Part of the Series
Despair and Disparity: The Uneven Burdens of COVID-19
This year’s annual Gridiron Dinner at the Renaissance Hotel in Washington, D.C. dealt a blow that few were suspecting, which itself is telling about the moment we find ourselves in. A few attendees took home doggy bags from the meal, everyone took home a story to tell, and 72 of them — more than 10 percent of the audience and climbing — took home COVID-19.
The names of the afflicted looks like a speaker’s list for commencement addresses in May. Attorney General Merrick Garland, Commerce Secretary Gina M. Raimondo and Agriculture Secretary Tom Vilsack were all infected. Sen. Susan Collins of Maine, Rep. Joaquin Castro of Texas, Rep. Adam B. Schiff of California and Washington, D.C. Mayor Muriel E. Bowser likewise brought home an uninvited guest from the elite event.
House Speaker Nancy Pelosi and Sen. Raphael G. Warnock of Georgia did not attend the dinner, but both announced they were infected in the last week. What happened at the Gridiron clearly did not stay at the Gridiron, but thankfully, the vaccines and boosters appear to have done what they are supposed to: All the reported cases so far have been on the milder end, and nobody has been hospitalized yet. Contrast that with two Octobers ago, when Donald Trump became seriously ill after becoming infected at another glitzy D.C. gathering.
President Biden did not attend the dinner, and at present appears to be free of any secondary infection due to subsequent interaction with attendees.
Which brings us to the next big item on the D.C. social calendar: the upcoming White House Correspondents’ Association dinner. “The White House Correspondents Association will require those attending its annual dinner to be vaccinated against the coronavirus,” reports Axios. “The association was already requiring attendees to provide proof of a same-day negative COVID test. It is now also encouraging guests to get a second booster shot if they are eligible as soon as this week for ‘maximum protection.’”

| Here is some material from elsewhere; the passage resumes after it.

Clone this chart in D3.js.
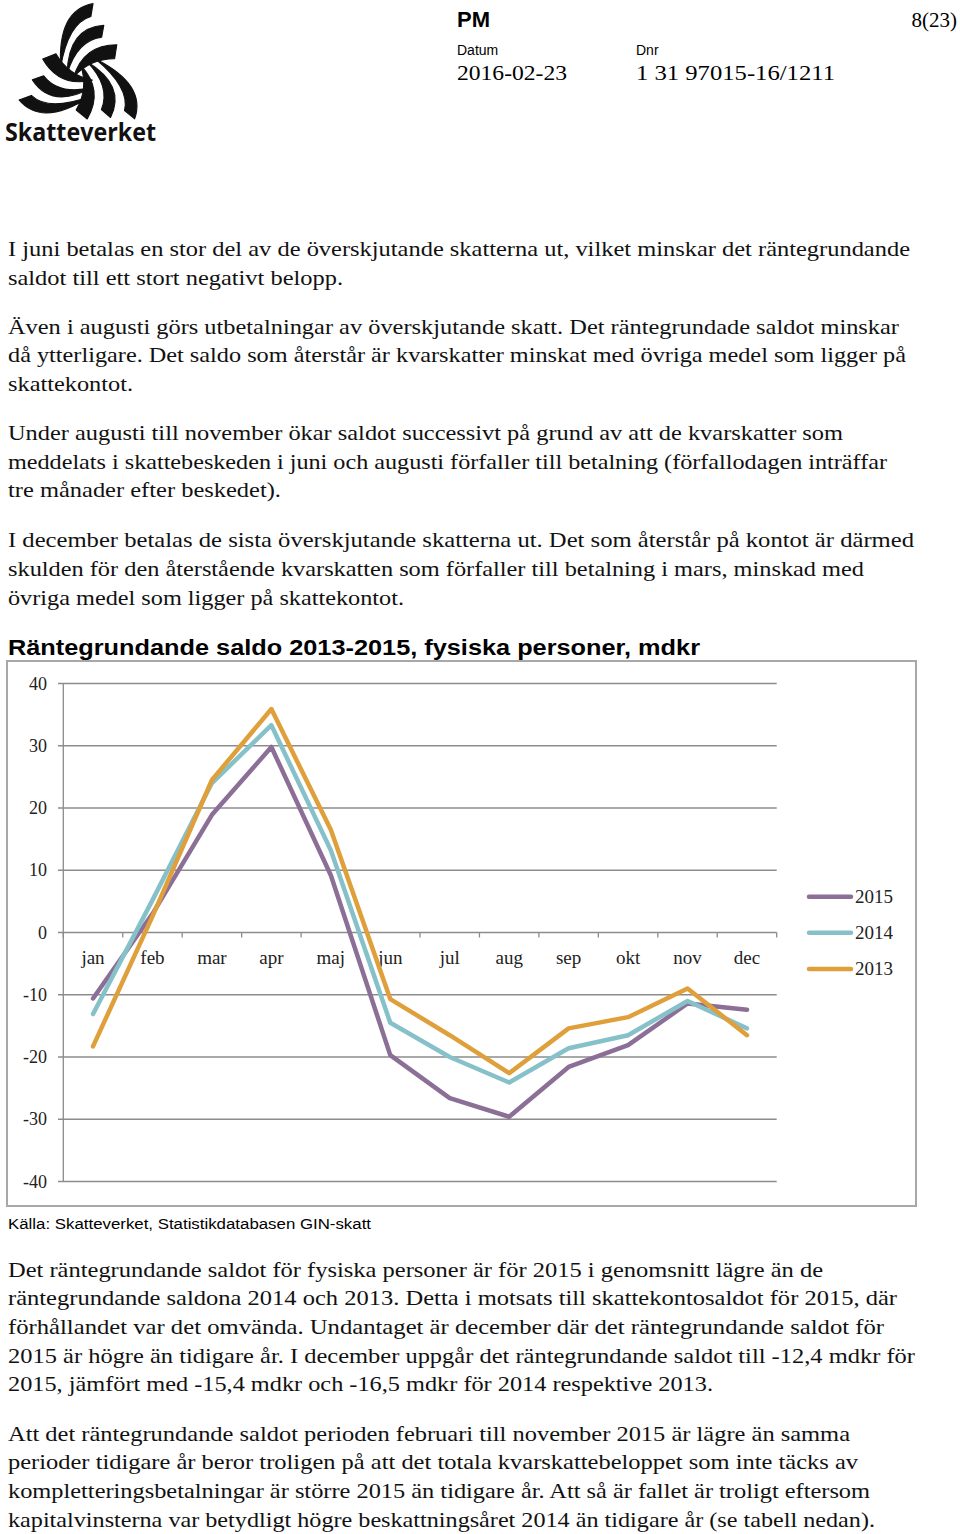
<!DOCTYPE html>
<html><head><meta charset="utf-8">
<script src="https://cdn.jsdelivr.net/npm/d3@7"></script>
<style>body{margin:0;background:#fff}svg{display:block}</style>
</head><body>
<svg id="page" width="960" height="1534"></svg>
<script>
// ---- data ----
const months = ["jan","feb","mar","apr","maj","jun","jul","aug","sep","okt","nov","dec"];
const years = ["2015","2014","2013"];
const values2015 = [-10.6, 3.0, 18.9, 29.8, 9.2, -19.7, -26.6, -29.6, -21.6, -18.1, -11.4, -12.4];
const values2014 = [-13.1, 5.2, 24.0, 33.3, 13.2, -14.5, -20.0, -24.1, -18.6, -16.5, -11.0, -15.4];
const values2013 = [-18.3, 2.6, 24.5, 35.9, 16.5, -10.7, -16.5, -22.6, -15.4, -13.6, -9.0, -16.5];
const yTicks = [40, 30, 20, 10, 0, -10, -20, -30, -40];
const chartTitle = "Räntegrundande saldo 2013-2015, fysiska personer, mdkr";
const sourceText = "Källa: Skatteverket, Statistikdatabasen GIN-skatt";

const paraTop = [
 ["I juni betalas en stor del av de överskjutande skatterna ut, vilket minskar det räntegrundande", 256, 902],
 ["saldot till ett stort negativt belopp.", 285, 335],
 ["Även i augusti görs utbetalningar av överskjutande skatt. Det räntegrundade saldot minskar", 334, 891],
 ["då ytterligare. Det saldo som återstår är kvarskatter minskat med övriga medel som ligger på", 362, 898],
 ["skattekontot.", 391, 125],
 ["Under augusti till november ökar saldot successivt på grund av att de kvarskatter som", 440, 835],
 ["meddelats i skattebeskeden i juni och augusti förfaller till betalning (förfallodagen inträffar", 469, 879],
 ["tre månader efter beskedet).", 497, 273],
 ["I december betalas de sista överskjutande skatterna ut. Det som återstår på kontot är därmed", 547, 906],
 ["skulden för den återstående kvarskatten som förfaller till betalning i mars, minskad med", 576, 856],
 ["övriga medel som ligger på skattekontot.", 605, 396]
];
const paraBottom = [
 ["Det räntegrundande saldot för fysiska personer är för 2015 i genomsnitt lägre än de", 1277, 815],
 ["räntegrundande saldona 2014 och 2013. Detta i motsats till skattekontosaldot för 2015, där", 1305, 889],
 ["förhållandet var det omvända. Undantaget är december där det räntegrundande saldot för", 1334, 876],
 ["2015 är högre än tidigare år. I december uppgår det räntegrundande saldot till -12,4 mdkr för", 1363, 907],
 ["2015, jämfört med -15,4 mdkr och -16,5 mdkr för 2014 respektive 2013.", 1391, 705],
 ["Att det räntegrundande saldot perioden februari till november 2015 är lägre än samma", 1441, 842],
 ["perioder tidigare år beror troligen på att det totala kvarskattebeloppet som inte täcks av", 1469, 850],
 ["kompletteringsbetalningar är större 2015 än tidigare år. Att så är fallet är troligt eftersom", 1498, 862],
 ["kapitalvinsterna var betydligt högre beskattningsåret 2014 än tidigare år (se tabell nedan).", 1527, 867]
];

const svg = d3.select("#page");
const serif = "'Liberation Serif','DejaVu Serif',serif";
const sans = "'Liberation Sans',Arial,sans-serif";

// ---- logo ----
const logo = svg.append("g").attr("transform","translate(2,4) translate(77,72) scale(1.08) translate(-77,-72)");
// each band: outer-edge start P1, outer control C1, tip T, inner control C2, inner end P2
const bands = [
  [[90,5],[57,11],[60,64],[67,23],[88,17]],
  [[100,25],[67,27],[66,70],[75,39],[98,36]],
  [[112,43],[81,43],[72,73],[87,56],[110,56]]
];
const cx = 77, cy = 72;
const groups = [
  {a:0, dx:0, dy:0},
  {a:120, dx:0, dy:-5},
  {a:240, dx:9, dy:0}
];
groups.forEach(gr => {
  const g = logo.append("g").attr("transform", `translate(${gr.dx},${gr.dy}) rotate(${gr.a},${cx},${cy})`);
  bands.forEach(b => {
    const [P1,C1,T,C2,P2] = b;
    g.append("path")
      .attr("d", `M${P1[0]},${P1[1]} Q${C1[0]},${C1[1]} ${T[0]},${T[1]} Q${C2[0]},${C2[1]} ${P2[0]},${P2[1]}Z`)
      .attr("fill","#111").attr("stroke","#111").attr("stroke-width",1).attr("stroke-linejoin","round");
  });
});
svg.append("text").attr("x",5).attr("y",141).attr("font-family","'Open Sans','Noto Sans',sans-serif")
  .attr("font-weight","bold").attr("font-size",25).attr("textLength",151).attr("lengthAdjust","spacingAndGlyphs")
  .attr("fill","#111").text("Skatteverket");

// ---- header ----
svg.append("text").attr("x",457).attr("y",27).attr("font-family",sans).attr("font-weight","bold").attr("font-size",22).text("PM");
svg.append("text").attr("x",957).attr("y",27).attr("text-anchor","end").attr("font-family",serif).attr("font-size",21).text("8(23)");
svg.append("text").attr("x",457).attr("y",55).attr("font-family",sans).attr("font-size",14).text("Datum");
svg.append("text").attr("x",636).attr("y",55).attr("font-family",sans).attr("font-size",14).text("Dnr");
svg.append("text").attr("x",457).attr("y",80).attr("font-family",serif).attr("font-size",21).attr("textLength",110).attr("lengthAdjust","spacingAndGlyphs").text("2016-02-23");
svg.append("text").attr("x",636).attr("y",80).attr("font-family",serif).attr("font-size",21).attr("textLength",199).attr("lengthAdjust","spacingAndGlyphs").text("1 31 97015-16/1211");

function para(lines){
  lines.forEach(([t,y,w]) => {
    svg.append("text").attr("x",8).attr("y",y).attr("font-family",serif).attr("font-size",21.5).attr("fill","#111")
      .attr("textLength",w).attr("lengthAdjust","spacingAndGlyphs").text(t);
  });
}
para(paraTop);
para(paraBottom);

// ---- chart ----
svg.append("text").attr("x",8).attr("y",655).attr("font-family",sans).attr("font-weight","bold").attr("font-size",22)
  .attr("textLength",692).attr("lengthAdjust","spacingAndGlyphs").text(chartTitle);
svg.append("rect").attr("x",7).attr("y",661).attr("width",909).attr("height",545).attr("fill","none").attr("stroke","#A8A8A8").attr("stroke-width",2);
svg.append("text").attr("x",8).attr("y",1229).attr("font-family",sans).attr("font-size",15.5).attr("textLength",363).attr("lengthAdjust","spacingAndGlyphs").text(sourceText);

const x = d3.scaleBand().domain(months).range([63.3, 776.7]).padding(0);
const y = d3.scaleLinear().domain([-40, 40]).range([1181.5, 683.5]);

const grid = svg.append("g");
grid.selectAll("line.g").data(yTicks).join("line")
  .attr("x1",58).attr("x2",776.7).attr("y1",d=>y(d)).attr("y2",d=>y(d))
  .attr("stroke","#8c8c8c").attr("stroke-width",1.3);
grid.append("line").attr("x1",63.3).attr("x2",63.3).attr("y1",y(40)).attr("y2",y(-40)).attr("stroke","#8c8c8c").attr("stroke-width",1.3);
grid.selectAll("text.yl").data(yTicks).join("text")
  .attr("x",47).attr("y",d=>y(d)+6).attr("text-anchor","end").attr("font-family",serif).attr("font-size",18).attr("fill","#222")
  .text(d=>d);
// x-axis ticks at 0
const bounds = months.map(m=>x(m)).concat([x.range()[1]]);
grid.selectAll("line.xt").data(bounds).join("line")
  .attr("x1",d=>d).attr("x2",d=>d).attr("y1",y(0)).attr("y2",y(0)+5).attr("stroke","#8c8c8c").attr("stroke-width",1.3);
grid.selectAll("text.xl").data(months).join("text")
  .attr("x",d=>x(d)+x.bandwidth()/2).attr("y",y(0)+31).attr("text-anchor","middle").attr("font-family",serif).attr("font-size",19).attr("fill","#222")
  .text(d=>d);

const series = [
  {name:"2015", values:values2015, color:"#8B6F96"},
  {name:"2014", values:values2014, color:"#86C1CA"},
  {name:"2013", values:values2013, color:"#DFA03B"}
];
const line = d3.line().x((d,i)=>x(months[i])+x.bandwidth()/2).y(d=>y(d));
svg.append("g").selectAll("path").data(series).join("path")
  .attr("d",d=>line(d.values)).attr("fill","none").attr("stroke",d=>d.color)
  .attr("stroke-width",4.5).attr("stroke-linejoin","round").attr("stroke-linecap","round");

// legend
const lg = svg.append("g");
const legY = [896.7, 932.7, 969];
series.forEach((s,i)=>{
  lg.append("line").attr("x1",809).attr("x2",851).attr("y1",legY[i]).attr("y2",legY[i]).attr("stroke",s.color).attr("stroke-width",4.5).attr("stroke-linecap","round");
  lg.append("text").attr("x",855).attr("y",legY[i]+6).attr("font-family",serif).attr("font-size",19).attr("fill","#222").text(s.name);
});
</script>
</body></html>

Welcome, all and sundry, to the “Learning to Live With It” stage of the process. In one sense, you could take the Gridiron outbreak as a success story, a triumph of science even. Not even a year free from a ruthless, lethal explosion in COVID cases, 72 people got infected at a major event and not one of them died or was hospitalized. That is the hoped-for impact of the vaccines — not to make people bulletproof, but to keep the symptoms manageable — and in this case, like Hodor, they had one job and they did it.
Additionally, it’s probable that most of the Gridiron attendees were not only vaxxed to the max, but were not afflicted with conditions that would make them very acutely vulnerable to infection. The test sample we have here includes only those who are comfortable making a run at “Learning to Live With It.”
There are at least 7 million immunocompromised people in this country — many of whom would likely not have gone to that dinner, or to any event like it, for all the whiskey in Ireland. Add to that group people like me, who have prior health issues that make us ripe bait for COVID no matter how well-vaccinated we are, plus the elderly, and children under five (who aren’t yet able to be vaccinated), and you wind up with a substantial portion of the population with its nose pressed against the glass as other people take the risk, get infected, and live to fight another day.
If the moment is any indication, “Learning to Live With It” involves COVID sliding to the back of most people’s minds until a big story like the Gridiron outbreak jerks it to the fore again (New York City Mayor Eric Adams, who has championed a return to normal in his city, has also been infected, is fully vaccinated, has minor symptoms and is quarantining). It is hard to complain about that — for the love of God, people need a break after the last two years — but harder again to miss the peril involved.
More than 31,000 people were infected yesterday, a slight uptick from two weeks ago — and that number is likely low, given the number of people who are testing at home and not reporting their cases. The BA.2 subvariant is now the dominant strain of COVID in the U.S., and scientists are watching like hawks to see if it has the muscle to create another massive surge. If it does, “Learning to Live With It” will have to downshift hard back into “Duck, Cover and Mask.”
Getting people to comply with that after another small breath of fresh air may come to be one of the biggest challenges we have faced so far.